Как повествует Апокалипсис, жена бежит в пустыню на время владычества антихриста и проповеднической деятельности двух свидетелей-пророков, Еноха и Илии. Сама пустыня, которая должна напитать жену, пустыня как образ условий земного существования "небесных чад" (Святого Иоанна Богослова Откровение… C. 69) имеет своим типологическим эквивалентом в речи о Пушкине Достоевского "нашу землю нищую": "Пусть наша земля нищая, но эту нищую землю "в рабском виде исходил благословляя" Христос. Почему же нам не вместить последнего слова Его?" (26, 148; ср. у Гоголя: "Русь! Русь! <...> бедно, разбросанно и неприютно в тебе <…> Открыто-пустынно и ровно все в тебе" (Н. В. Гоголь. Указ. соч. C. 201). Достоевский сравнивает ее с "домом", вместившим родившегося Христа-младенца: "Да и сам Он не в яслях ли родился?" (26;148). Россия среди "цивилизованных" народов уподоблена яслям, вместившим Богомладенца, Которому не нашлось места в людском жилище (см. Лк.2, 7; ясли, как определяет словарь Вл. Даля, - "решетка, наклонным откосом, с желобом или ящиком под нею, для закладки за решетку сена скоту, особ. коням" Вл. Даль. Толковый словарь живого великорусского языка. М., 1982. Т. 4. С. 681)

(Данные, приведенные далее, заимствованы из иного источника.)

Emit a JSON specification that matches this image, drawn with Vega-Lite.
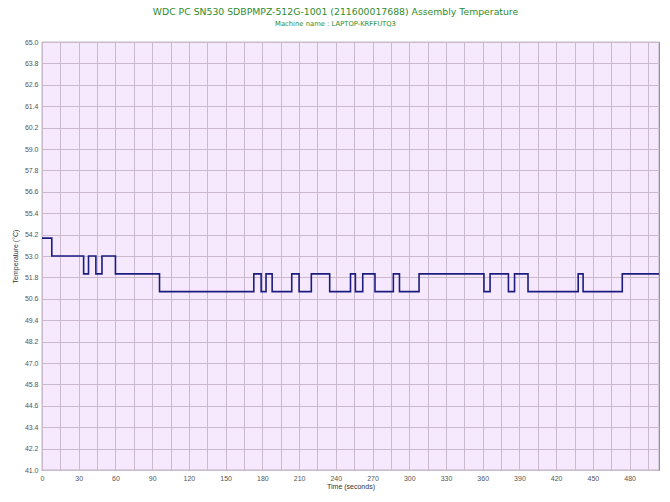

Св. Иоанн Богослов дополняет повествование о бегстве жены в пустыню деталями о преследовании ее драконом: "Когда же дракон увидел, что низвержен на землю, начал преследовать жену, которая родила младенца мужеского пола. И даны были жене два крыла большого орла, чтобы она летела в пустыню в свое место от лица змия и там питалась в продолжение времени, времен и полвремени" (Откр.12, 13 - 14). Орлиные крылья, данные жене для быстроты бегства от дракона, - та подробность, через которую апокалиптическое преследование связывается с ветхозаветным, рассмотренным выше по отношению к сюжету скачущей "тройки" в русской словесной культуре XIX столетия. Согласно ветхозаветной книге "Исход", "в третий месяц по исходе сынов Израиля из земли Египетской", в Синайской пустыне, Моисей, взойдя на гору, услышал воззвавший к нему голос Бога: "Вы видели, что Я сделал Египтянам, и как Я носил вас (как бы) на орлиных крыльях, и принес вас к Себе" (Исход 19, 1 - 4).

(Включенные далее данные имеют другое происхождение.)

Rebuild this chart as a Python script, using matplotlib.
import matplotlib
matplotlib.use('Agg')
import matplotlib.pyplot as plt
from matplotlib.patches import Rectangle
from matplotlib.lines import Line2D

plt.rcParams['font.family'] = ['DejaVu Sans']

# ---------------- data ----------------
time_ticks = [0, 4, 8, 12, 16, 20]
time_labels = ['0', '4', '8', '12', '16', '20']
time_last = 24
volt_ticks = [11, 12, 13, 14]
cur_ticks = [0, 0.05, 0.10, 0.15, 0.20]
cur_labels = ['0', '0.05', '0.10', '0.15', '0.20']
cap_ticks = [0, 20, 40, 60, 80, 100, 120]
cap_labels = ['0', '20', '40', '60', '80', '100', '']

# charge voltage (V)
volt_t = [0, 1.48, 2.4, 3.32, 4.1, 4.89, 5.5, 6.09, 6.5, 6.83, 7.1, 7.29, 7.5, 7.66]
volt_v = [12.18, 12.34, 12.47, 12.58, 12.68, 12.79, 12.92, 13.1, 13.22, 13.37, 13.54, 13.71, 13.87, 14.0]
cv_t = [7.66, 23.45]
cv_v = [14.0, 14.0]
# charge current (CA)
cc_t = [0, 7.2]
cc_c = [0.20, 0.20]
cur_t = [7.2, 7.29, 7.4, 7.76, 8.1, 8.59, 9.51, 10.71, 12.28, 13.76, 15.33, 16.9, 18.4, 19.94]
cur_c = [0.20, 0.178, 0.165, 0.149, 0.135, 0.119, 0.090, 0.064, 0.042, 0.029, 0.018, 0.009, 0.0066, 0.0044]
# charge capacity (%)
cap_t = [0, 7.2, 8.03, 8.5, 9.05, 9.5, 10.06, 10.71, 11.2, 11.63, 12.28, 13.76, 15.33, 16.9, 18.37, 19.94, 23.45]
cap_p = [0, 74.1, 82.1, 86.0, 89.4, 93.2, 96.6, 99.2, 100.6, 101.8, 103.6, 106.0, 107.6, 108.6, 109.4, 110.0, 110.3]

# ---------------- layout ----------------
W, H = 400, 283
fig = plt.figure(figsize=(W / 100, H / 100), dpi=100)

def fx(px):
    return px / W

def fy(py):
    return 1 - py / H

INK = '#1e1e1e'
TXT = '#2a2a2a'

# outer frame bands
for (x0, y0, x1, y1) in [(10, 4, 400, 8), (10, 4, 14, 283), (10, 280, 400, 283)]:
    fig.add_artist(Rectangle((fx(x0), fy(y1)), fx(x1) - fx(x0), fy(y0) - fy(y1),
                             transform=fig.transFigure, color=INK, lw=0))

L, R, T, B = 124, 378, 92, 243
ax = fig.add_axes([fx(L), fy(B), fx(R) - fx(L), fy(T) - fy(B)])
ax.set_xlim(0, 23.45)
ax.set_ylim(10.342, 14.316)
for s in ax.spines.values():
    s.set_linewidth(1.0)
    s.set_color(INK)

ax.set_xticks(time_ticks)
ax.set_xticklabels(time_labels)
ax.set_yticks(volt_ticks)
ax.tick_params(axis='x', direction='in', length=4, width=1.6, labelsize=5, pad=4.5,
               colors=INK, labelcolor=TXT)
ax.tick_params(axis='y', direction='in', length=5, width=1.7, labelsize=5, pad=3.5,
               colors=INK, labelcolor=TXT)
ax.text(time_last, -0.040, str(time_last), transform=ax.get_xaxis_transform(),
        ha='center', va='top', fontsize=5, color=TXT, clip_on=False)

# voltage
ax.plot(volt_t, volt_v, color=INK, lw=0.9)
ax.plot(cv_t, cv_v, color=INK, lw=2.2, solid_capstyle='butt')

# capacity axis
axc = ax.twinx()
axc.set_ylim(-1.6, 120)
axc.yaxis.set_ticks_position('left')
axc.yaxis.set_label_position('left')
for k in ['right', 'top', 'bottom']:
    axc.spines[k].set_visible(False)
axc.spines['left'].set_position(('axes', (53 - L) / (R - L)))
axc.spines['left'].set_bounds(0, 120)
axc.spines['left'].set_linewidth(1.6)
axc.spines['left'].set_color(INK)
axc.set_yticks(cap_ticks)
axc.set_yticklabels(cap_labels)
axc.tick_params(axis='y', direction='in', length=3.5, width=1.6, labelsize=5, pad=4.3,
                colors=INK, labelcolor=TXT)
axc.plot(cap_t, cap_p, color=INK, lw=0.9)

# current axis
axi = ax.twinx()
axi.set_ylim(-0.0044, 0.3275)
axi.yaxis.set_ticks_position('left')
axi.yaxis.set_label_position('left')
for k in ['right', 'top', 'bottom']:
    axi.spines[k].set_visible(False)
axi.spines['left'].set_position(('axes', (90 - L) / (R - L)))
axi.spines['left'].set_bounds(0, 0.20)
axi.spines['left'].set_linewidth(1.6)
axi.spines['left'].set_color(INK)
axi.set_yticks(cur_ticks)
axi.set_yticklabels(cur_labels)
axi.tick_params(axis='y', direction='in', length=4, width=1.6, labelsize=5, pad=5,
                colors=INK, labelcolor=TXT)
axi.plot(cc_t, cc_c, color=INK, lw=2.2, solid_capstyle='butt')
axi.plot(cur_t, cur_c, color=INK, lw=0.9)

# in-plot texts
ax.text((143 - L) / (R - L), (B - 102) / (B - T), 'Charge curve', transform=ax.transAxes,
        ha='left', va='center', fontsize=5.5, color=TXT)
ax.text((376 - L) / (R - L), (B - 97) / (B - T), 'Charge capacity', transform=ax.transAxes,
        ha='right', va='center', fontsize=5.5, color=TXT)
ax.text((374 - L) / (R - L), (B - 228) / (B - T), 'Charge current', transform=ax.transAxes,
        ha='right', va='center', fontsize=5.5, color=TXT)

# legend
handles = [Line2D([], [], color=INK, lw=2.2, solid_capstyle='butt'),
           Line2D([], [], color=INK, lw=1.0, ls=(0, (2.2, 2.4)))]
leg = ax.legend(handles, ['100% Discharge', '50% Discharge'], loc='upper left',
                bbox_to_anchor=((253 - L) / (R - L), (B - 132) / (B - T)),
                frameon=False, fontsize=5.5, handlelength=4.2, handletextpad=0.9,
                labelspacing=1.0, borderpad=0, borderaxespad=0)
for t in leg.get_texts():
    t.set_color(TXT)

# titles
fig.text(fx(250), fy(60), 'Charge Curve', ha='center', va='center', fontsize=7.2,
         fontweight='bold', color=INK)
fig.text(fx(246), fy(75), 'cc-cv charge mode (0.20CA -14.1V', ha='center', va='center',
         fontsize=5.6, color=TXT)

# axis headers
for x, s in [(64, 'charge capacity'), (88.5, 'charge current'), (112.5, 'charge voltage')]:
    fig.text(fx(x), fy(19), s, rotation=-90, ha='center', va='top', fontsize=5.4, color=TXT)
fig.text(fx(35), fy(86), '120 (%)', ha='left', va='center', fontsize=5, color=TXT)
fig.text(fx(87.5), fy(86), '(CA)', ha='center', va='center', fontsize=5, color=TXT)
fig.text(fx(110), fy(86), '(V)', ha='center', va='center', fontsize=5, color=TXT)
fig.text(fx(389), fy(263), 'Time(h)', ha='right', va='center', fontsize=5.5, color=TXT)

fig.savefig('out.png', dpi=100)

Так "тройка", о которой спорят герои романа Достоевского "Братья Карамазовы", получает новый атрибут, становясь "птицей тройкой": "Эх, тройка! птица тройка, кто тебя выдумал?" (Н. В. Гоголь. Указ. соч. C. 225). Отсюда и характер ее движения, переходящего из горизонтального в вертикальное: "Остановился пораженный Божьим чудом созерцатель: не молния ли это, сброшенная с неба? <...> Эх, кони, кони, что за кони! <...> Заслышали с вышины знакомую песню <…> и, почти не тронув копытами земли, превратились в одни вытянутые линии, летящие по воздуху". (Там же. C. 225 - 226). В источнике "неведомой силы", заключенной в "птице тройке" и делающей ее необгонимой, открывается его божественное происхождение (мотивирующее появление восклицания "и мчится вся вдохновенная Богом!" в финале поэмы Гоголя. (Там же. C. 226). Потому "неведомы свету", т. е. миру, имеющему только горизонтальное измерение, эта сила и эти кони "птицы тройки", неведомы и ее "прокурорам", и "адвокатам".